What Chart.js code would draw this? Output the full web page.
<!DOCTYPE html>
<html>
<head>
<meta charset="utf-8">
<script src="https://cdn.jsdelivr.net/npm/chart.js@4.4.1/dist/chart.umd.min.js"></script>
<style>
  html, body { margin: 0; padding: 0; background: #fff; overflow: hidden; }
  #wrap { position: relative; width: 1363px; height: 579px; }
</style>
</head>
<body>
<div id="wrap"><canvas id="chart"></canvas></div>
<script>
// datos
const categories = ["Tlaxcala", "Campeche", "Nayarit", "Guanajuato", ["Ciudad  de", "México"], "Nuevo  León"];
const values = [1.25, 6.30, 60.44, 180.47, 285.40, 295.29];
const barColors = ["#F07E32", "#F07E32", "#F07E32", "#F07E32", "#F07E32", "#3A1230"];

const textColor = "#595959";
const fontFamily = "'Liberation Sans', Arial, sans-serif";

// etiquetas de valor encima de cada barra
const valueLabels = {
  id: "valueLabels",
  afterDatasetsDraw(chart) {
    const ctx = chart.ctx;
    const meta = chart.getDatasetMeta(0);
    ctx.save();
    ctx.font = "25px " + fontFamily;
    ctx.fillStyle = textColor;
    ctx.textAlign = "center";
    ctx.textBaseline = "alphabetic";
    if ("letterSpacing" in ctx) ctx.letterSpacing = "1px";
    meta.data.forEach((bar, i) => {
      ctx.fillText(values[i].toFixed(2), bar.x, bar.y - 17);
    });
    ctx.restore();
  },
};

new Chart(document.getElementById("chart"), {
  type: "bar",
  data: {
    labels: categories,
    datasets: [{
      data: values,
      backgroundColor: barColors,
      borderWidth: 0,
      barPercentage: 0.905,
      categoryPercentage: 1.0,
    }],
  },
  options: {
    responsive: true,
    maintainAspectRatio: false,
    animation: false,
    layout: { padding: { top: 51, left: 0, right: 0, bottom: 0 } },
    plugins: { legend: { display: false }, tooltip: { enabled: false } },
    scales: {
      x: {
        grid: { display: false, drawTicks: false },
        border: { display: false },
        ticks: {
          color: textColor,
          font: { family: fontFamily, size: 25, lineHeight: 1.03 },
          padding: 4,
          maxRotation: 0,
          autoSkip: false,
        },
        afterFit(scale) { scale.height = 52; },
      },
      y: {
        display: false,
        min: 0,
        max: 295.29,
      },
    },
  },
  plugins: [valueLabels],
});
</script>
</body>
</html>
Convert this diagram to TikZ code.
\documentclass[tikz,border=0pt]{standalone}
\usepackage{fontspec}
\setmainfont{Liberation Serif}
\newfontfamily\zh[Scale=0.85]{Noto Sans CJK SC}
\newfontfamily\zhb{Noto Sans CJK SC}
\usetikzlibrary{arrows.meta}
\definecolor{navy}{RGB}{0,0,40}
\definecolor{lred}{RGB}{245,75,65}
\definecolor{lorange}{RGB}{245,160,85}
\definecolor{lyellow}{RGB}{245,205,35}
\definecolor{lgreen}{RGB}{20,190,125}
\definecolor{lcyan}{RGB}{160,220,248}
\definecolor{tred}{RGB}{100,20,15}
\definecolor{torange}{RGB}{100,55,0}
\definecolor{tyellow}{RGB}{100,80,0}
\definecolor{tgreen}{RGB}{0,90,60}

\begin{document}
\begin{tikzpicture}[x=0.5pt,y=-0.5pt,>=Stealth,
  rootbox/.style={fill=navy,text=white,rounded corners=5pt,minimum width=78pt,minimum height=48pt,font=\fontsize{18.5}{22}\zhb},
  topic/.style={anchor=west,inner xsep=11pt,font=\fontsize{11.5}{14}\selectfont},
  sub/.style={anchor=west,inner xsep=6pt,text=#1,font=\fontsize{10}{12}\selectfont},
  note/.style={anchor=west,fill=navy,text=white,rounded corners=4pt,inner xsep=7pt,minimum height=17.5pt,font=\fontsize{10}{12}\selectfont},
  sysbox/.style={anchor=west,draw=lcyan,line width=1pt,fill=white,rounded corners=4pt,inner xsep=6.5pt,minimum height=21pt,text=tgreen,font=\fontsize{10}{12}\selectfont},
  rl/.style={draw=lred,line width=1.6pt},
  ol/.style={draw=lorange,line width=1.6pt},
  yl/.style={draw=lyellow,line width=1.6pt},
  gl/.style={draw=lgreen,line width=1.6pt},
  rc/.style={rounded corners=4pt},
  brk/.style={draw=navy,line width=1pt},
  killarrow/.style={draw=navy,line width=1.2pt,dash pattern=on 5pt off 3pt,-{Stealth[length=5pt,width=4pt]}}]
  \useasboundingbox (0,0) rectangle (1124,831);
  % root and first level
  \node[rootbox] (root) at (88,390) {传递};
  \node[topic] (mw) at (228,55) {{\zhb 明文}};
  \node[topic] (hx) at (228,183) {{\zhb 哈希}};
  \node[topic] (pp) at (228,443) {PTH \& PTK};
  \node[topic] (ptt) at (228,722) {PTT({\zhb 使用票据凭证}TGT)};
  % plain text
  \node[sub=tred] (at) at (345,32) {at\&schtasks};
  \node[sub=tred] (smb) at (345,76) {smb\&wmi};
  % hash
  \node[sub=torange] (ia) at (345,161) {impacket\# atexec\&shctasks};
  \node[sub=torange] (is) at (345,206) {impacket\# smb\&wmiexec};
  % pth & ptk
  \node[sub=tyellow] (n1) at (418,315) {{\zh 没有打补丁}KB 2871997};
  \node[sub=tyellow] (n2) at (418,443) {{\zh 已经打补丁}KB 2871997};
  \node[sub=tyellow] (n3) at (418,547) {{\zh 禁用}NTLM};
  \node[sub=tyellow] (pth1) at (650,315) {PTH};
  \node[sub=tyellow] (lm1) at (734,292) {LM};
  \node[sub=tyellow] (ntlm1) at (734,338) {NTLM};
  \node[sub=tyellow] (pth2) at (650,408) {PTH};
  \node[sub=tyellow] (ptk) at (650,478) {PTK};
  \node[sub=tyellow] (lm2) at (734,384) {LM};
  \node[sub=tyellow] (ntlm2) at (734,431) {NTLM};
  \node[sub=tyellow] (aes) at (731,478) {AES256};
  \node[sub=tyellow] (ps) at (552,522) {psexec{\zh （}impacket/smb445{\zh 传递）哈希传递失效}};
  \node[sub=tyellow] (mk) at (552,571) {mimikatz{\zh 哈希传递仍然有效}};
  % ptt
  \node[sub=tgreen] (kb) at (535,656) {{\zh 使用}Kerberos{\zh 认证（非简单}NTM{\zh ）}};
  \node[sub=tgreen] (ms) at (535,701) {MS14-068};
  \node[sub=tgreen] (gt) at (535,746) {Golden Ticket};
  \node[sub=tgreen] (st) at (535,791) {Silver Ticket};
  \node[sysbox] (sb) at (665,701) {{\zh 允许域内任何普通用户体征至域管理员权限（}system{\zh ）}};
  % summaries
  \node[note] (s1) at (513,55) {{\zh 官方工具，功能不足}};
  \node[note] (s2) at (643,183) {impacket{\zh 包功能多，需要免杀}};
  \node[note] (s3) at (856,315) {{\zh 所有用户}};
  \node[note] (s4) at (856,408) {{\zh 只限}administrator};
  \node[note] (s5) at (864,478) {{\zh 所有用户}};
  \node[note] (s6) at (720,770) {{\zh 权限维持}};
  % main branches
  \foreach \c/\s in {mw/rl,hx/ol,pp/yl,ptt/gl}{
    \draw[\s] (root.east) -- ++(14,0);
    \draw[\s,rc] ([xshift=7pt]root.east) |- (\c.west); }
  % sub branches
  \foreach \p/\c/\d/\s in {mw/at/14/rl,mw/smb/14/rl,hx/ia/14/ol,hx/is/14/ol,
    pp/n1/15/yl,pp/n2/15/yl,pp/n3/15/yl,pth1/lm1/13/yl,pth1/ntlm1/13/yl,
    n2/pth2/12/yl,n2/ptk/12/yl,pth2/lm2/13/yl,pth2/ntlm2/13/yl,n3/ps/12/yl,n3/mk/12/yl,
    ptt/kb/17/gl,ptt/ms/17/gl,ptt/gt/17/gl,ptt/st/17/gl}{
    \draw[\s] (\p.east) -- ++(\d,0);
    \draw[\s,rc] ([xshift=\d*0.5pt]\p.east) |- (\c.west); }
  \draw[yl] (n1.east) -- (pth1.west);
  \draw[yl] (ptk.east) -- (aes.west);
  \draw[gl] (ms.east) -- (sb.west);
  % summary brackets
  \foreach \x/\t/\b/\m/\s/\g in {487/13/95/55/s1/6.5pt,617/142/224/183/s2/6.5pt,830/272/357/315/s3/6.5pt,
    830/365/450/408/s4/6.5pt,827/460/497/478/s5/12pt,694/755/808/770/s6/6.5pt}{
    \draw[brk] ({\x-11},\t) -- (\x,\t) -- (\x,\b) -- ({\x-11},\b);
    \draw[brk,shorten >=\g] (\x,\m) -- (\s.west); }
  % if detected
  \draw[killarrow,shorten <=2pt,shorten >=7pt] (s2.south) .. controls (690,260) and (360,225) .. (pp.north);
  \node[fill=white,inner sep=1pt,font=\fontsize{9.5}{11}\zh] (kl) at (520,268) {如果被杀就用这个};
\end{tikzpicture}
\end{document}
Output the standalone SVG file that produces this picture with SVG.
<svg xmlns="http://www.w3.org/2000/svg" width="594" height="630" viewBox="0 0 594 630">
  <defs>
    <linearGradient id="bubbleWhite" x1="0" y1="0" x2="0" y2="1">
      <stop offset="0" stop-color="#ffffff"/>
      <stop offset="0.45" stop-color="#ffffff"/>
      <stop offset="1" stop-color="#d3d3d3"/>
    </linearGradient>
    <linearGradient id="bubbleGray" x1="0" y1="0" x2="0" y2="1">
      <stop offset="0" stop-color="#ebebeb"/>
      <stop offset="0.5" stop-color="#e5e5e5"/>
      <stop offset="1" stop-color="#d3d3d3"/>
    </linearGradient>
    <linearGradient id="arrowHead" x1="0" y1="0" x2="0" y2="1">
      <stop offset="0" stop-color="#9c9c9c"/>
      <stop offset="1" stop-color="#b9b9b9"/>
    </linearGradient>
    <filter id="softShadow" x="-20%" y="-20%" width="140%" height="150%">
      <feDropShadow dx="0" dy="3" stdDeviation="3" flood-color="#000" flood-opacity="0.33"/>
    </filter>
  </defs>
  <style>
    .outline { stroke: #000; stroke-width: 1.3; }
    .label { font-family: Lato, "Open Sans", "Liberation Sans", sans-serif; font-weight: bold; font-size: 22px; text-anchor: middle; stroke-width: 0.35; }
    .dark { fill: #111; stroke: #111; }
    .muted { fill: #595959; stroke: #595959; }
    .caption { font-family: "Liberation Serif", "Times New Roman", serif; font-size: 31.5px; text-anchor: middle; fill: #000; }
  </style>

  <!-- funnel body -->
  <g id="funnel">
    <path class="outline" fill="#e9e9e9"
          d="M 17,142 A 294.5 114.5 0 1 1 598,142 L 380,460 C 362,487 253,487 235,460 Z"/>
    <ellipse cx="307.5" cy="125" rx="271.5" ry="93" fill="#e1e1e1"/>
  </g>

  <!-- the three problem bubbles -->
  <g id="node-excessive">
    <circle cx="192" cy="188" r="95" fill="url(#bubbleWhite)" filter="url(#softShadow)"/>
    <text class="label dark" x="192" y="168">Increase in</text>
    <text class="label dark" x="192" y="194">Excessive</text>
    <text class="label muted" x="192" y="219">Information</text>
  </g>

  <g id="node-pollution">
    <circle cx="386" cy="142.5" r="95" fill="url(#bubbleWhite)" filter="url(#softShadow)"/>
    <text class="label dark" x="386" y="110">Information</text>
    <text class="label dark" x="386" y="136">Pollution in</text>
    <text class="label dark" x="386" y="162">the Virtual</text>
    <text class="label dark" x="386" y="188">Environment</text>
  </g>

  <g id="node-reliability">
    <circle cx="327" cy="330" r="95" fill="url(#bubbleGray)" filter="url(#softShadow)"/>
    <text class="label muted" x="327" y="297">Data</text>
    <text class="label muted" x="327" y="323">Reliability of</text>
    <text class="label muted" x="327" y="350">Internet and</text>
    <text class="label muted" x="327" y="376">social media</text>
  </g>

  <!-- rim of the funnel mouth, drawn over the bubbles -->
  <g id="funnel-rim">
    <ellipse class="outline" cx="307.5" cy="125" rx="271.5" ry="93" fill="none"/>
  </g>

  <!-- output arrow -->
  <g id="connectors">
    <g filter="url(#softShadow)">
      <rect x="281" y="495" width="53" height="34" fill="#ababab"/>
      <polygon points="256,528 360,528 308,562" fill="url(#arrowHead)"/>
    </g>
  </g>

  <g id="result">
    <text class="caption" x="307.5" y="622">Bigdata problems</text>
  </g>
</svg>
......
◆ Work instructions
Identify the lines in the entries above that contain "standalone", then copy them out.

◆ Written solution
\documentclass[tikz,border=0pt]{standalone}
Output the standalone SVG file that produces this picture with SVG.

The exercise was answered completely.